Seamus moved into the camera’s view. “Maybe you should give him a break, Brady.”
“He doesn’t need a break, he needs honesty. I’m actually trying to help.” Brady laid a hand on Owen’s shoulder and the image zoomed in. If he weren’t so humiliated, he would have been impressed with the picture and sound quality on that asshole’s smartphone.
“I get it, believe me,” video-Brady rambled on. “Sure, with the family and at that private club of yours it’s fine. But the same guys who praised you in the locker room for your football skills and lady-killer rep are avoiding you. You had one employee turn in his resignation when he found out. You stop yourself from kissing the man you love in public because you know people will stare. We can toast Ireland and the Supreme Court’s decision all night long—” The pub cheered at that before he continued. “But we’ll still have to wake up in the morning and know that people don’t change as fast as the laws, and someone at the next party you go to will be surprised you don’t act the way their favorite television show told them a gay man would.”
“Exactly.” Owen turned back to Brady, his own cheeks rosy with drink. “That’s it, that’s exactly it.
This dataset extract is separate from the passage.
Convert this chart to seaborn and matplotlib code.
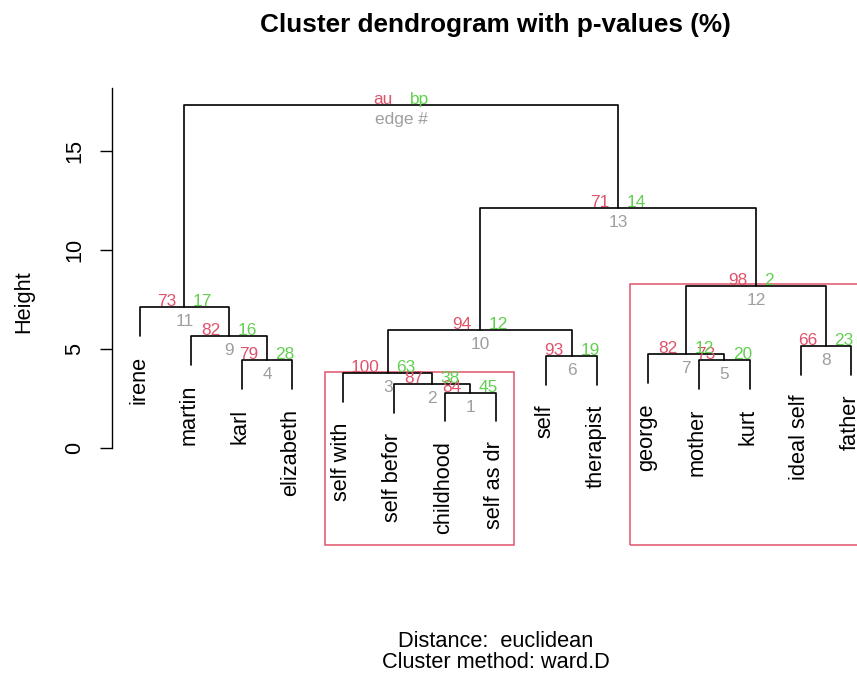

It’s none of their fucking business, is it? I’m in love with Jeremy. He’s the only one I have to answer to. The only one that matters.”
“Then why did you follow me here instead of talking to him?”
“I can’t. Not about… I can’t.”
“You have to. Put yourself in his shoes for a minute. You won’t say you’re gay but you’re still in his bed. I’ve seen the way he reacts. I know it bugs him. He’s smart enough to know your kind of situation rarely turns out well. Loving him has made your life more difficult. He has to carry that, wondering each day if you’re going to look at him and decide it’s not worth it.”